If a world cleansed of imperfections is what we wish for then Dawkins, with his Down's Syndrome outburst, has shown us the way.
Richard Dawkins is not ‘pro-choice’. I know, it surprised me too. Turns out that atheism’s high priest thinks abortion isn’t just a ‘right’ or an ‘option’ – he thinks it’s an obligation. “Abort it. And try again. It would be immoral to bring it into the world,” the professor told one of his Twitter cultists when asked what the right thing to do would be should they discover their unborn child has Down’s Syndrome. Charming, eh?
I am not going to spend the rest of this blog espousing my views on abortion. There are many, many others with more wit, sense, style and understanding – I’ll let them continue to slog it out. But what is interesting about Dawkins’ outburst is how neatly it illustrates the imbalance in how we talk about questions of the body and morality in society.
Those who seek to liberalise almost always frame their arguments in the context of ‘choice’. We must be allowed to ‘choose’ whether to carry a child, to ‘choose’ when and where to die – and so on. This is the argument that has won women abortion rights and which will probably win the right to an assisted suicide. And it is a difficult case to contend with for those of us with deep misgivings – it taps directly into humanity’s vanity about itself. It paints us as free, rugged and self-actualising. Not for us the petty constraints of nature. No, we can ‘choose’.

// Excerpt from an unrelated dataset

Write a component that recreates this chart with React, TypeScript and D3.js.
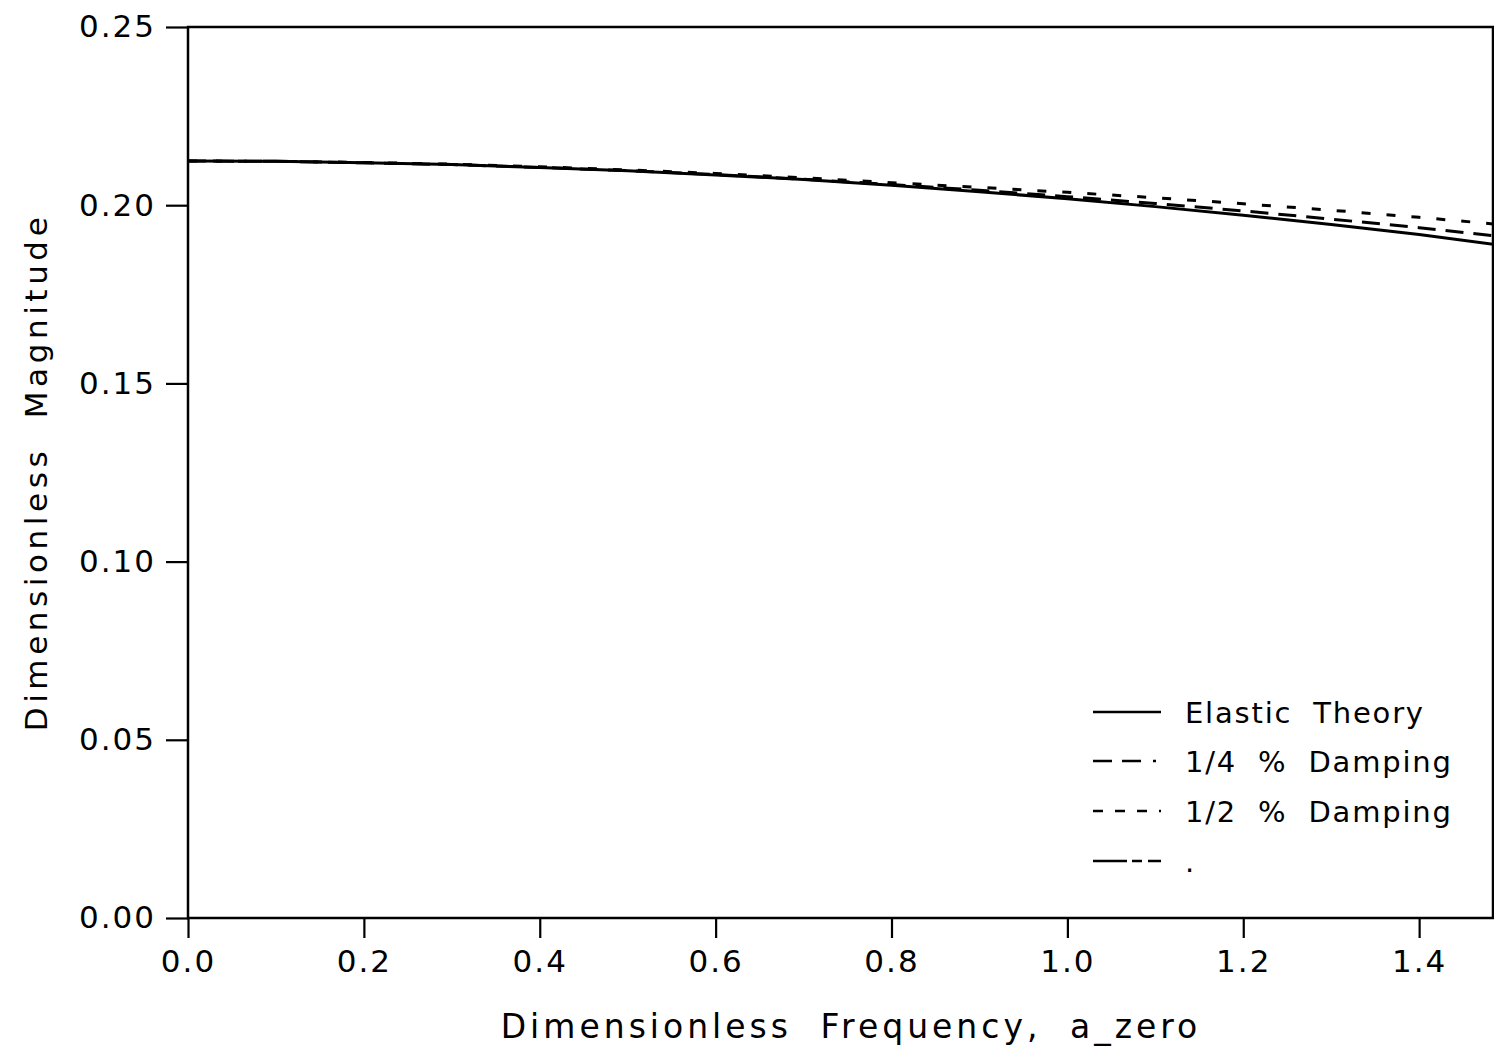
import React, { useEffect, useRef } from "react";
import * as d3 from "d3";

// values
const freq = [0, 0.1, 0.2, 0.3, 0.4, 0.5, 0.6, 0.7, 0.8, 0.9, 1.0, 1.1, 1.2, 1.3, 1.4, 1.5];
const elastic = [0.2124, 0.2123, 0.2119, 0.2114, 0.2106, 0.2097, 0.2085, 0.2072, 0.2056, 0.2038, 0.2018, 0.1996, 0.1972, 0.1946, 0.1918, 0.1885];
const quarterDamp = [0.2124, 0.2123, 0.2119, 0.2114, 0.2106, 0.2097, 0.2086, 0.2073, 0.2058, 0.2042, 0.2024, 0.2005, 0.1984, 0.1961, 0.1937, 0.191];
const halfDamp = [0.2124, 0.2123, 0.212, 0.2115, 0.2108, 0.2099, 0.2089, 0.2077, 0.2063, 0.205, 0.2036, 0.2021, 0.2004, 0.1986, 0.1966, 0.1944];

const xTicks = [0, 0.2, 0.4, 0.6, 0.8, 1.0, 1.2, 1.4];
const yTicks = [0, 0.05, 0.1, 0.15, 0.2, 0.25];
const xMax = 1.484;
const yMax = 0.25;

const legendLabels = ["Elastic Theory", "1/4 % Damping", "1/2 % Damping", "."];
const dashes = [null, "18,10", "9,16", "34,5,10,6,14"];
const legendDashes = [null, "19,10,19,12,3,40", "10,12", "34,5,10,6,14"];

const FONT = "'DejaVu Sans', sans-serif";

export default function App() {
  const ref = useRef<SVGSVGElement>(null);

  useEffect(() => {
    const svg = d3.select(ref.current);
    svg.selectAll("*").remove();

    const left = 188, right = 1493, top = 27, bottom = 918;

    const x = d3.scaleLinear().domain([0, xMax]).range([left, right]);
    const y = d3.scaleLinear().domain([0, yMax]).range([bottom, top]);

    svg.append("defs").append("clipPath").attr("id", "plotclip")
      .append("rect")
      .attr("x", left).attr("y", top)
      .attr("width", right - left).attr("height", bottom - top);

    // frame
    svg.append("rect")
      .attr("x", left).attr("y", top)
      .attr("width", right - left).attr("height", bottom - top)
      .attr("fill", "none")
      .attr("stroke", "#000")
      .attr("stroke-width", 2.5);

    const xAxis = svg.append("g")
      .attr("transform", `translate(0,${bottom})`)
      .call(d3.axisBottom(x).tickValues(xTicks).tickFormat(d3.format(".1f")).tickSizeInner(20).tickSizeOuter(0).tickPadding(12));

    const yAxis = svg.append("g")
      .attr("transform", `translate(${left},0)`)
      .call(d3.axisLeft(y).tickValues(yTicks).tickFormat(d3.format(".2f")).tickSizeInner(22).tickSizeOuter(0).tickPadding(10));

    [xAxis, yAxis].forEach(g => {
      g.select(".domain").remove();
      g.selectAll("line").attr("stroke", "#000").attr("stroke-width", 2.2);
      g.selectAll("text")
        .attr("fill", "#000")
        .style("font-family", FONT)
        .style("font-size", "31px")
        .style("letter-spacing", "2px");
    });

    const series = [elastic, quarterDamp, halfDamp];
    const line = d3.line<number>()
      .x((d, i) => x(freq[i]))
      .y(d => y(d));

    svg.append("g")
      .attr("clip-path", "url(#plotclip)")
      .selectAll("path")
      .data(series)
      .join("path")
      .attr("d", d => line(d))
      .attr("fill", "none")
      .attr("stroke", "#000")
      .attr("stroke-width", 3)
      .attr("stroke-dasharray", (d, i) => dashes[i]);

    // legend
    const lg = svg.append("g");
    const rowY = [712, 761, 811, 861];
    legendLabels.forEach((lab, i) => {
      lg.append("line")
        .attr("x1", 1093).attr("x2", 1161)
        .attr("y1", rowY[i]).attr("y2", rowY[i])
        .attr("stroke", "#000")
        .attr("stroke-width", 2.5)
        .attr("stroke-dasharray", legendDashes[i]);
      lg.append("text")
        .attr("x", 1185).attr("y", rowY[i] + 11)
        .style("font-family", FONT)
        .style("font-size", "29px")
        .style("letter-spacing", "1.8px")
        .style("word-spacing", "10px")
        .text(lab);
    });

    svg.append("text")
      .attr("x", 851).attr("y", 1038)
      .attr("text-anchor", "middle")
      .style("font-family", FONT)
      .style("font-size", "33px")
      .style("letter-spacing", "4px")
      .style("word-spacing", "14px")
      .text("Dimensionless Frequency, a_zero");

    svg.append("text")
      .attr("transform", "translate(47,472) rotate(-90)")
      .attr("text-anchor", "middle")
      .style("font-family", FONT)
      .style("font-size", "31px")
      .style("letter-spacing", "4.6px")
      .style("word-spacing", "14px")
      .text("Dimensionless Magnitude");
  }, []);

  return (
    <svg
      ref={ref}
      width={1494}
      height={1049}
      style={{ position: "absolute", left: 0, top: 0, background: "#fff" }}
    />
  );
}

That’s a pretty attractive offer. And it also, helpfully, has an inbuilt defence mechanism against opposition. Don’t like abortion? Don’t have one. Don’t believe in assisted suicide? Don’t do it then. Disapprove of gay marriage? Don’t marry a man. Because we’re all free floating, autonomous Ayn Rand characters our decisions don’t affect anyone else – you see? Of course, some of us know that this isn’t true. Society is an ecosystem that is as finely balanced, precarious and complex as the most imperiled coral reef. And what we choose to do does have an impact – on institutions, on our community, on the society that has nurtured us into existence. That doesn’t mean that change is always wrong, that we must preserve all that our parents left us in aspic. But it does mean that progress should be made in conversation with our traditions and with respect for the wisdom of those who weaved the fabric of our civilisation. All that being the case, though, the relentless logic of choice is a tricky thing to stand up against. It is clever, it is seductive and it is popular. And telling people that you’re against them choosing things goes down particularly poorly in 21st Century Britain.
So Professor Dawkins has done us a huge service in his honesty. Because he has pointed out – in the grimmest possible way – that people like him don’t believe in the sanctity of choice anymore than I do. They too believe in obligation and tradition – all that autonomy guff was merely shiny wrapping paper, a canny PR exercise. What starts out as a ‘right’ swiftly becomes a tacit expectation. One day the norm is that you can, if you want, choose to end the life of your unborn, disabled child. The next you are selfish or immoral if you choose not to. And what happens tomorrow? Well tomorrow you are instructed to end its life because the state has determined that it is cruel to let it live. Dawkins has shown us what he and a great many others really believe – that our tradition of the sanctity of life must be replaced with a new tradition of utilitarian eugenics.
This is helpful for two reasons. One, because it frees us of a false and circular argument about choice. It helps us to tell the story of our fears and it helps us to explain that freedom has consequences too. You are not just being gifted new rights, you are being asked to fundamentally change the way society views humanity. You may still be fine with that, but you can’t pretend it is not the case.
Two, it shines a light on the truth about assisted suicide. The people urging this new right upon us do not do so out of hatred for the disabled, the infirm and the old aged. They do so, mostly, with good but misguided intentions. But they cannot be allowed to look away from the impact this seemingly small, apparently harmless, change will have. Today the terminally ill will be allowed to ask for death. Tomorrow they will be expected to. Richard Dawkins will be instructing his followers that they are selfish for clinging to life, that it is immoral to refuse the pill, that they are silly and cruel for not embracing death.
If a world cleansed of imperfections is what we wish for then Dawkins has shown us the way. We can be free of people with Down’s Syndrome. We can shed the burden of the sick, the tired, the sad and the old. All of this is possible. But if, like me, you thought Logan’s Run a dystopian warning rather than a template for the future we should look upon the Professor’s words with a chill down our spine and a new resolve to carry on fighting.